**Problem details:** Transcribe the material in full. Nothing should differ except that the pictures are left out.

**Source data:**
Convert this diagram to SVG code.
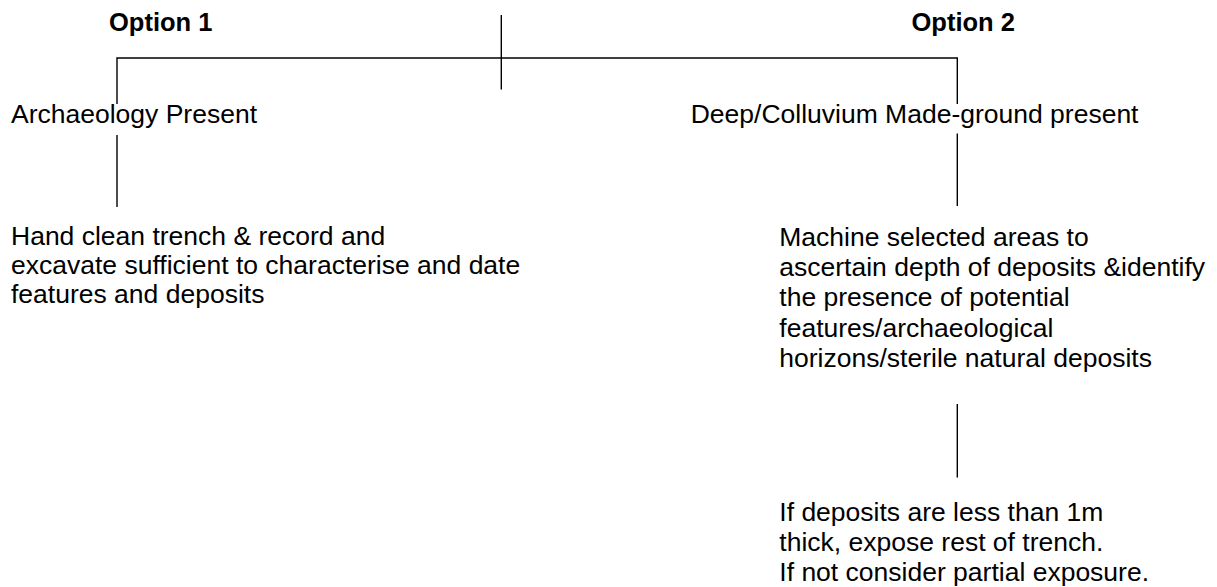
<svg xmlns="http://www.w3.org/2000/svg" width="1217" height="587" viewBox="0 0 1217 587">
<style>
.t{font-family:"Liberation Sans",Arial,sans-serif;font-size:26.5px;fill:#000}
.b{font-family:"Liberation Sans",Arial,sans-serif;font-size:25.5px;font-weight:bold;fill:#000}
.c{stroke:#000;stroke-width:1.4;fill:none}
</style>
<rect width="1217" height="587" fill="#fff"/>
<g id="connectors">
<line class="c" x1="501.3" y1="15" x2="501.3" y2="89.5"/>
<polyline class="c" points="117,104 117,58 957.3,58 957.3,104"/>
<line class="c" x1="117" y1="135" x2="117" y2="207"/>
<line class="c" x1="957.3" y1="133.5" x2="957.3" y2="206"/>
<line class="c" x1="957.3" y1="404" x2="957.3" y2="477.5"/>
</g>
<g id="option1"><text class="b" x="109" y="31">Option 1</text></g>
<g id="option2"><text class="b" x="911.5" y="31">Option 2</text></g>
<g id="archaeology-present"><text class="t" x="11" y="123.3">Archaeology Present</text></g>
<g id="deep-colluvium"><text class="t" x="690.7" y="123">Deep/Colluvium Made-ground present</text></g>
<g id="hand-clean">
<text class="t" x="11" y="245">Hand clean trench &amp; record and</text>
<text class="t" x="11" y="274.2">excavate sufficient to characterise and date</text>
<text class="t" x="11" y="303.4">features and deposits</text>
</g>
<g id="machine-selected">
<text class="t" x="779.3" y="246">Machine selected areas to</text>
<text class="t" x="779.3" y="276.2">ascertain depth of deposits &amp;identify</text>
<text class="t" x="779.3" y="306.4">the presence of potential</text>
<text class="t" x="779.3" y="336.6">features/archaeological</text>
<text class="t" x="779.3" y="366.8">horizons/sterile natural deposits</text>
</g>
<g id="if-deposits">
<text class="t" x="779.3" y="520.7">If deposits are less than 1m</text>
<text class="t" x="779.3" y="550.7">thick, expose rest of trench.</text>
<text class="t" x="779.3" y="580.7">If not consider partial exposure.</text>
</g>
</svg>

**Answer below:**
Convert this diagram to SVG code.
<svg xmlns="http://www.w3.org/2000/svg" width="1217" height="587" viewBox="0 0 1217 587">
<style>
.t{font-family:"Liberation Sans",Arial,sans-serif;font-size:26.5px;fill:#000}
.b{font-family:"Liberation Sans",Arial,sans-serif;font-size:25.5px;font-weight:bold;fill:#000}
.c{stroke:#000;stroke-width:1.4;fill:none}
</style>
<rect width="1217" height="587" fill="#fff"/>
<g id="connectors">
<line class="c" x1="501.3" y1="15" x2="501.3" y2="89.5"/>
<polyline class="c" points="117,104 117,58 957.3,58 957.3,104"/>
<line class="c" x1="117" y1="135" x2="117" y2="207"/>
<line class="c" x1="957.3" y1="133.5" x2="957.3" y2="206"/>
<line class="c" x1="957.3" y1="404" x2="957.3" y2="477.5"/>
</g>
<g id="option1"><text class="b" x="109" y="31">Option 1</text></g>
<g id="option2"><text class="b" x="911.5" y="31">Option 2</text></g>
<g id="archaeology-present"><text class="t" x="11" y="123.3">Archaeology Present</text></g>
<g id="deep-colluvium"><text class="t" x="690.7" y="123">Deep/Colluvium Made-ground present</text></g>
<g id="hand-clean">
<text class="t" x="11" y="245">Hand clean trench &amp; record and</text>
<text class="t" x="11" y="274.2">excavate sufficient to characterise and date</text>
<text class="t" x="11" y="303.4">features and deposits</text>
</g>
<g id="machine-selected">
<text class="t" x="779.3" y="246">Machine selected areas to</text>
<text class="t" x="779.3" y="276.2">ascertain depth of deposits &amp;identify</text>
<text class="t" x="779.3" y="306.4">the presence of potential</text>
<text class="t" x="779.3" y="336.6">features/archaeological</text>
<text class="t" x="779.3" y="366.8">horizons/sterile natural deposits</text>
</g>
<g id="if-deposits">
<text class="t" x="779.3" y="520.7">If deposits are less than 1m</text>
<text class="t" x="779.3" y="550.7">thick, expose rest of trench.</text>
<text class="t" x="779.3" y="580.7">If not consider partial exposure.</text>
</g>
</svg>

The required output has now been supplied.